Short exercise:
Gather every line in the records below that contains the word "this".

Supplied material:
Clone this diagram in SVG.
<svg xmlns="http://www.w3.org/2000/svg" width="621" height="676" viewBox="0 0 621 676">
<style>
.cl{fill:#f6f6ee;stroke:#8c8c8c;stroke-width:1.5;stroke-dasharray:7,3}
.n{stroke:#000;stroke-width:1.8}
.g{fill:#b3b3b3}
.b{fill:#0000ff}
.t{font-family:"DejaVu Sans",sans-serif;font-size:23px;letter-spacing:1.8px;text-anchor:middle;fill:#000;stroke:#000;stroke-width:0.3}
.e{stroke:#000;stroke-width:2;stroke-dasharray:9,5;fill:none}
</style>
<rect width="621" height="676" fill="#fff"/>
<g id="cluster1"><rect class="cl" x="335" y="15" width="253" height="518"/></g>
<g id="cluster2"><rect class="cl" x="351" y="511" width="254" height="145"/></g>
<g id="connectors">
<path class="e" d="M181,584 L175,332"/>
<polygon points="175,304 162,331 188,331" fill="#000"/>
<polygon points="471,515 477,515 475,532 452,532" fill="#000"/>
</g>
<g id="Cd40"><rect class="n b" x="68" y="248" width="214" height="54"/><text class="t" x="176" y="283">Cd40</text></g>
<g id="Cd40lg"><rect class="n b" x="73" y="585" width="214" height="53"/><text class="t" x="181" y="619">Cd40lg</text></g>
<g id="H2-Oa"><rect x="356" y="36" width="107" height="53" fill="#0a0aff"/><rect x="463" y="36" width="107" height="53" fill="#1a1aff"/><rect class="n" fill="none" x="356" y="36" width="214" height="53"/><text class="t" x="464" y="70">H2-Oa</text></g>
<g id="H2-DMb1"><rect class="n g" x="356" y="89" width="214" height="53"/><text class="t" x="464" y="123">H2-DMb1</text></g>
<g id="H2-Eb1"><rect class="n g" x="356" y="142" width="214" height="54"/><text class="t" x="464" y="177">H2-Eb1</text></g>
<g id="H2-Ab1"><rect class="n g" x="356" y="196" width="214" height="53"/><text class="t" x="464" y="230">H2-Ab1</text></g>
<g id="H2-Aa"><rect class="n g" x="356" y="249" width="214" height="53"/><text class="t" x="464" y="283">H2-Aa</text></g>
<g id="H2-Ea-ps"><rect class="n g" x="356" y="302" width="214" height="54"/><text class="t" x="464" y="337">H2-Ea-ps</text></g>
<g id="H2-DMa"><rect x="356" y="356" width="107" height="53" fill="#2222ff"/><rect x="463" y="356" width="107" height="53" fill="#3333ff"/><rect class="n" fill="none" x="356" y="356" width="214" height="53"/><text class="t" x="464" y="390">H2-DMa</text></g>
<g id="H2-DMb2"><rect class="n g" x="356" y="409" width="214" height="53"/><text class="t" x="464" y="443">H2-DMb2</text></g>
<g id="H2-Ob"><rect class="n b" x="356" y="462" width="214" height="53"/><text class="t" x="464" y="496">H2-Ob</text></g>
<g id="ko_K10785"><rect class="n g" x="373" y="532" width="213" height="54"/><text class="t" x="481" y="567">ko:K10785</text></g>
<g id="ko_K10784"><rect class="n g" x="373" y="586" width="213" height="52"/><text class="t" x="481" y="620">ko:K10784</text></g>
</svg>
...
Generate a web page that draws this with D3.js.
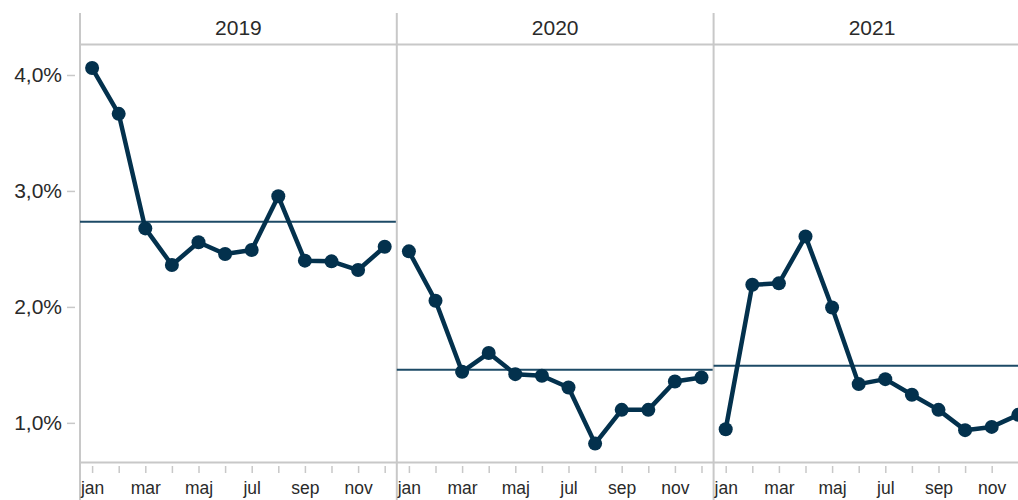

Expected answer:
Clone this diagram in SVG.
Generate a web page that draws this with D3.js.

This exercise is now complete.